== Exercise ==
Transcribe the material word for word, but without the images.
···
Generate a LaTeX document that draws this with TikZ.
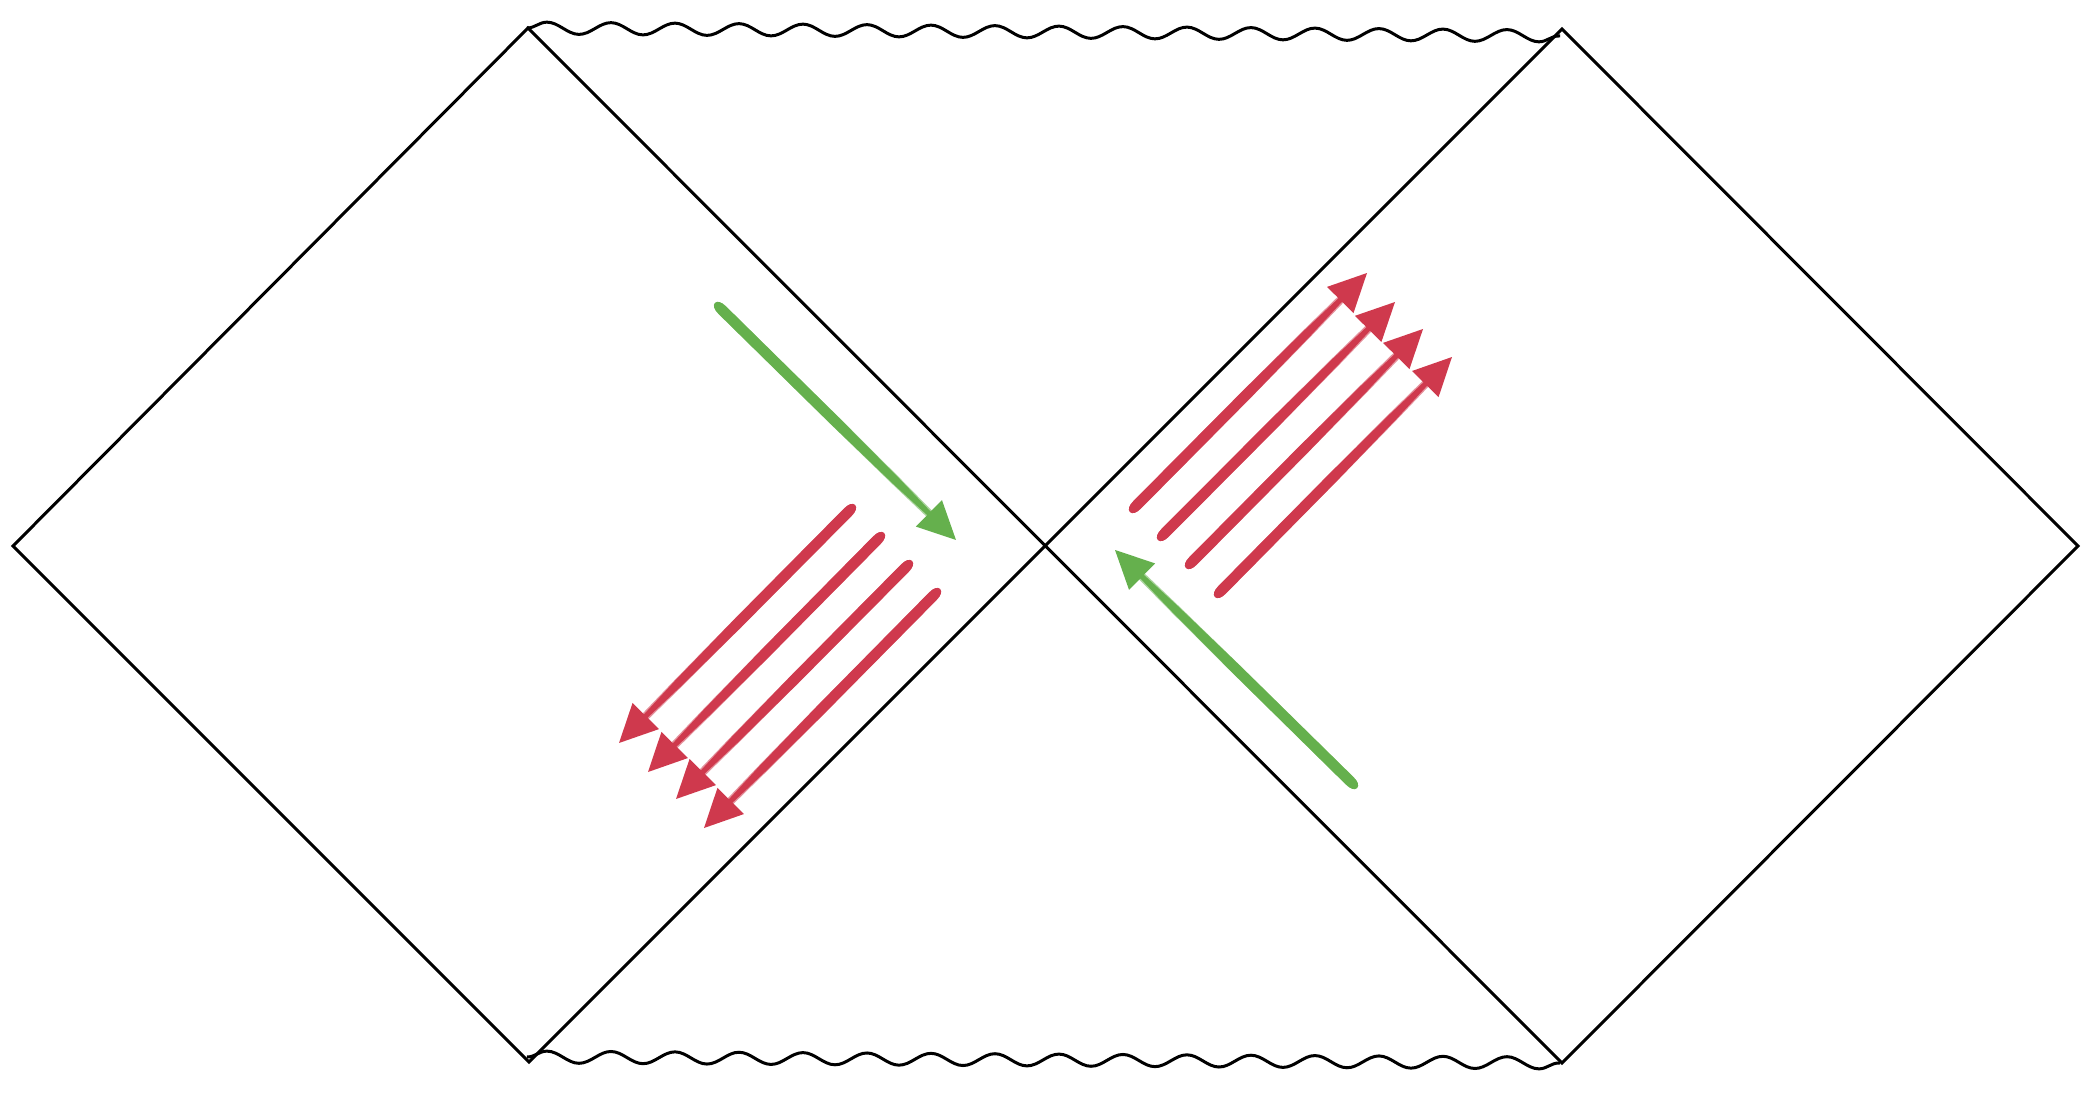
\documentclass[tikz,border=0pt]{standalone}
\usetikzlibrary{calc,decorations.pathmorphing}
\definecolor{brushgreen}{RGB}{101,176,77}
\definecolor{brushred}{RGB}{207,57,77}
\tikzset{
  edgeline/.style={line width=1.5pt, black, line join=miter},
  singular/.style={line width=1.5pt, black, decorate,
    decoration={snake, segment length=32pt, amplitude=3pt}},
}
% body of a brush stroke in local coordinates (pt), along x from 0 to \blen
% #1 colour, #2..#5 half-widths at tail, middle, three quarters, near head
\newcommand\brushbody[5]{%
  \fill[#1] (0,0) .. controls (0,{#2*0.6}) and (1.8,#2) .. (5,#2)
    -- ({0.5*\blen},#3) -- ({0.75*\blen},#4)
    -- ({\blen-18},#5) -- ({\blen-14},#5)
    -- ({\blen-14},-#5) -- ({\blen-18},-#5)
    -- ({0.75*\blen},-#4) -- ({0.5*\blen},-#3)
    -- (5,-#2) .. controls (1.8,-#2) and (0,{-#2*0.6}) .. (0,0) -- cycle;
}
\newcommand\brusharrow[3]{%
  \pgfpointdiff{\pgfpointanchor{#2}{center}}{\pgfpointanchor{#3}{center}}%
  \pgfgetlastxy{\bdx}{\bdy}%
  \pgfmathsetmacro\bang{atan2(\bdy,\bdx)}%
  \pgfmathsetmacro\blen{veclen(\bdx,\bdy)}%
  \begin{scope}[shift={(#2)}, rotate=\bang, x=1pt, y=1pt]
    \brushbody{#1!55!white}{2.65}{2.65}{2.4}{2.0}
    \brushbody{#1}{2.65}{2.6}{2.05}{1.2}
    \fill[#1] (\blen,0) -- ({\blen-19},9.3) -- ({\blen-19},-9.3) -- cycle;
  \end{scope}
}
\begin{document}
\begin{tikzpicture}[x=0.5pt,y=-0.5pt]
\useasboundingbox (0,0) rectangle (2093,1096);
% corners
\coordinate (L) at (13,546);
\coordinate (TL) at (528,28);
\coordinate (BL) at (529,1062);
\coordinate (TR) at (1562,29);
\coordinate (BR) at (1562,1063);
\coordinate (R) at (2078,546);
\draw[edgeline] (L) -- (TL) -- (BR) -- (R) -- (TR) -- (BL) -- cycle;
% singularities
\coordinate (wtl) at (527,28);
\coordinate (wtr) at (1560,36);
\coordinate (wbl) at (527,1057);
\coordinate (wbr) at (1560,1063);
\draw[singular] (wtl) -- (wtr);
\draw[singular] (wbl) -- (wbr);
% green arrows
\coordinate (g1t) at (715,303);  \coordinate (g1h) at (956,540);
\coordinate (g2t) at (1357,788); \coordinate (g2h) at (1115,550);
\brusharrow{brushgreen}{g1t}{g1h}
\brusharrow{brushgreen}{g2t}{g2h}
% red arrows, left
\coordinate (rl1t) at (855,505); \coordinate (rl1h) at (619,743);
\coordinate (rl2t) at (884,533); \coordinate (rl2h) at (648,772);
\coordinate (rl3t) at (912,561); \coordinate (rl3h) at (676,799);
\coordinate (rl4t) at (940,589); \coordinate (rl4h) at (704,828);
\brusharrow{brushred}{rl1t}{rl1h}
\brusharrow{brushred}{rl2t}{rl2h}
\brusharrow{brushred}{rl3t}{rl3h}
\brusharrow{brushred}{rl4t}{rl4h}
% red arrows, right
\coordinate (rr1t) at (1130,512); \coordinate (rr1h) at (1367,273);
\coordinate (rr2t) at (1158,540); \coordinate (rr2h) at (1395,302);
\coordinate (rr3t) at (1186,568); \coordinate (rr3h) at (1423,329);
\coordinate (rr4t) at (1215,597); \coordinate (rr4h) at (1452,357);
\brusharrow{brushred}{rr1t}{rr1h}
\brusharrow{brushred}{rr2t}{rr2h}
\brusharrow{brushred}{rr3t}{rr3h}
\brusharrow{brushred}{rr4t}{rr4h}
\end{tikzpicture}
\end{document}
···
== Full answer ==
Generate a LaTeX document that draws this with TikZ.
\documentclass[tikz,border=0pt]{standalone}
\usetikzlibrary{calc,decorations.pathmorphing}
\definecolor{brushgreen}{RGB}{101,176,77}
\definecolor{brushred}{RGB}{207,57,77}
\tikzset{
  edgeline/.style={line width=1.5pt, black, line join=miter},
  singular/.style={line width=1.5pt, black, decorate,
    decoration={snake, segment length=32pt, amplitude=3pt}},
}
% body of a brush stroke in local coordinates (pt), along x from 0 to \blen
% #1 colour, #2..#5 half-widths at tail, middle, three quarters, near head
\newcommand\brushbody[5]{%
  \fill[#1] (0,0) .. controls (0,{#2*0.6}) and (1.8,#2) .. (5,#2)
    -- ({0.5*\blen},#3) -- ({0.75*\blen},#4)
    -- ({\blen-18},#5) -- ({\blen-14},#5)
    -- ({\blen-14},-#5) -- ({\blen-18},-#5)
    -- ({0.75*\blen},-#4) -- ({0.5*\blen},-#3)
    -- (5,-#2) .. controls (1.8,-#2) and (0,{-#2*0.6}) .. (0,0) -- cycle;
}
\newcommand\brusharrow[3]{%
  \pgfpointdiff{\pgfpointanchor{#2}{center}}{\pgfpointanchor{#3}{center}}%
  \pgfgetlastxy{\bdx}{\bdy}%
  \pgfmathsetmacro\bang{atan2(\bdy,\bdx)}%
  \pgfmathsetmacro\blen{veclen(\bdx,\bdy)}%
  \begin{scope}[shift={(#2)}, rotate=\bang, x=1pt, y=1pt]
    \brushbody{#1!55!white}{2.65}{2.65}{2.4}{2.0}
    \brushbody{#1}{2.65}{2.6}{2.05}{1.2}
    \fill[#1] (\blen,0) -- ({\blen-19},9.3) -- ({\blen-19},-9.3) -- cycle;
  \end{scope}
}
\begin{document}
\begin{tikzpicture}[x=0.5pt,y=-0.5pt]
\useasboundingbox (0,0) rectangle (2093,1096);
% corners
\coordinate (L) at (13,546);
\coordinate (TL) at (528,28);
\coordinate (BL) at (529,1062);
\coordinate (TR) at (1562,29);
\coordinate (BR) at (1562,1063);
\coordinate (R) at (2078,546);
\draw[edgeline] (L) -- (TL) -- (BR) -- (R) -- (TR) -- (BL) -- cycle;
% singularities
\coordinate (wtl) at (527,28);
\coordinate (wtr) at (1560,36);
\coordinate (wbl) at (527,1057);
\coordinate (wbr) at (1560,1063);
\draw[singular] (wtl) -- (wtr);
\draw[singular] (wbl) -- (wbr);
% green arrows
\coordinate (g1t) at (715,303);  \coordinate (g1h) at (956,540);
\coordinate (g2t) at (1357,788); \coordinate (g2h) at (1115,550);
\brusharrow{brushgreen}{g1t}{g1h}
\brusharrow{brushgreen}{g2t}{g2h}
% red arrows, left
\coordinate (rl1t) at (855,505); \coordinate (rl1h) at (619,743);
\coordinate (rl2t) at (884,533); \coordinate (rl2h) at (648,772);
\coordinate (rl3t) at (912,561); \coordinate (rl3h) at (676,799);
\coordinate (rl4t) at (940,589); \coordinate (rl4h) at (704,828);
\brusharrow{brushred}{rl1t}{rl1h}
\brusharrow{brushred}{rl2t}{rl2h}
\brusharrow{brushred}{rl3t}{rl3h}
\brusharrow{brushred}{rl4t}{rl4h}
% red arrows, right
\coordinate (rr1t) at (1130,512); \coordinate (rr1h) at (1367,273);
\coordinate (rr2t) at (1158,540); \coordinate (rr2h) at (1395,302);
\coordinate (rr3t) at (1186,568); \coordinate (rr3h) at (1423,329);
\coordinate (rr4t) at (1215,597); \coordinate (rr4h) at (1452,357);
\brusharrow{brushred}{rr1t}{rr1h}
\brusharrow{brushred}{rr2t}{rr2h}
\brusharrow{brushred}{rr3t}{rr3h}
\brusharrow{brushred}{rr4t}{rr4h}
\end{tikzpicture}
\end{document}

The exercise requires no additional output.